There is no connection between any airframe that was a Cavalier-built warplane and any previous USAAF or North American Aviation identity. This is not because it was not a priority or because nobody did the legwork to compile the data. It is because there is no connection at all between "heritage" identities and the new identities.

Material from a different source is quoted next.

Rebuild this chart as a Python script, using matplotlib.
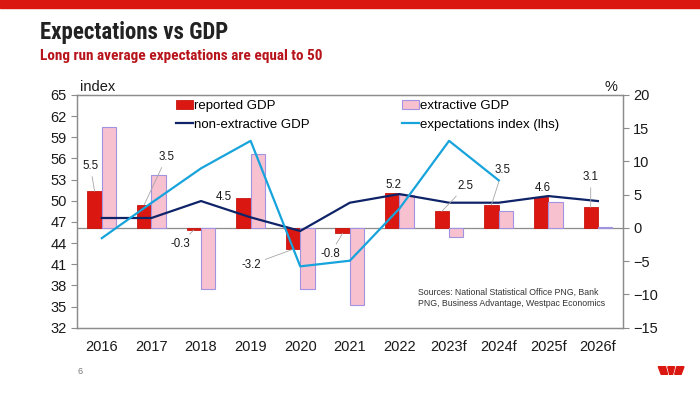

Cavalier bought surplus Mustang airframes, took them to Sarasota, then completely broke the airframes down into parts stock. They stripped the parts, cleaned them, then primed them and put them into a warehouse to be used for new airframe build-up. When Cavalier (and when I say "Cavalier", I mean it as a blanket term covering the three companies that built "Cavalier Mustangs" -- Trans-Florida Aviation, Cavalier Aircraft Corporation, and Field Services, Inc. ) built up F-51Ds, Mustang IIs, and TF-51Ds they built them up from parts stock without regard to keeping parts together from the same airframe. They took out the best parts they had, supplemented them with new-build or new-old stock NAA parts, and constructed a new airplane. That means the tail cone, doghouse, cockpit, left wing, and right wing might all have originated on different aircraft. They might have even come off an Aussie-built CAC Mustang. Nobody knows, though, since the paint stripping process destroyed the phenolic plastic ID tags that NAA used on components. The USAAF and NAA ID tags that were up in the cockpit were many times stripped from the airframes before they were even sold at disposal. Ones that weren't were taken off when Cavalier put the parts into storage.

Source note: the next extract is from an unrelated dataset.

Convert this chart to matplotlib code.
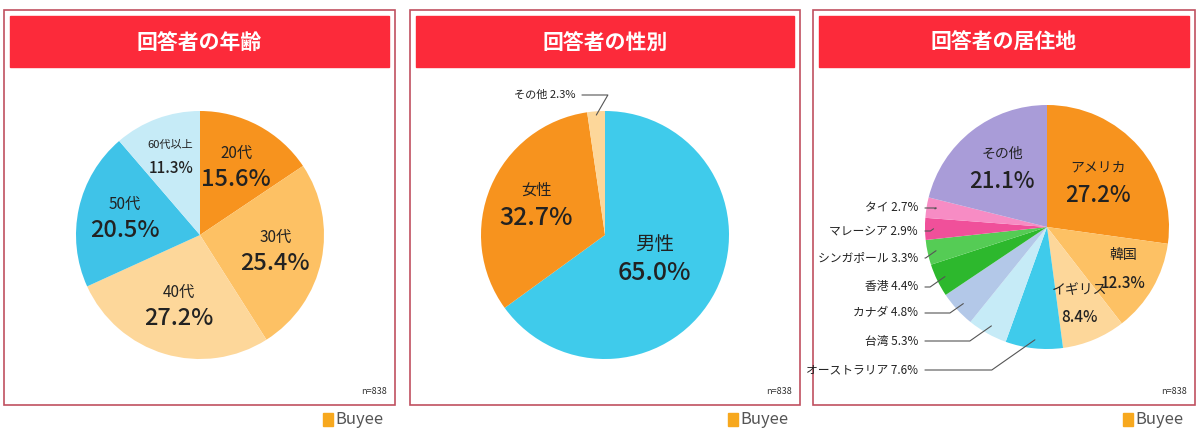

The new 67-XXXXX, 68-XXXXX, and 72-XXXX USAF serial numbers were assigned because the USAF considered them all new aircraft (NOT because the previous USAAF serial numbers had been struck from the record, as is popularly published). Also, there was no such thing as a "Cavalier Construction Number." Aircraft built for USAF Military Assistance Program programs (Peace Condor, Peace Hawk, etc) were identified by their USAF serial numbers only. Other airframes that did not have new USAF numbers (like the El Salvador birds) were identified by their air-force's assigned identities.
Again, there is no tie between any USAAF or NAA identity and the new USAF serial number identities of Cavalier F-51Ds, Mustang IIs, or TF-51Ds. If you read somewhere that there IS a connection between a new SN and an old SN, this is the product of someone's imagination or fudged paperwork somewhere along the line. There are exceptions, of course, like N851D#1 and Ed Lindsay's NL51DL, which was the corporate demonstrator, but nothing with a 67, 68, or 72 ID number has a tie-in to a 44- or 45- number.
When talking about civil Mustangs that Cavalier built...well, that's a different story. These airplanes retained USAAF IDs because the FAA required them to.
Is there a complete list? Not exactly. There are relatively complete lists that have been published in books, magazines, and the 'net. Iinformation that has been published by Coggan and is available on the internet is mostly correct (80% maybe), but incomplete. Even what I have compiled personally for my book on Cavalier Mustangs isn't necessarily complete or totally correct, but every time I run across a piece of evidence that fits a new piece of the puzzle I update it. I'm hoping to publish a definitive list in my book within the next year or two.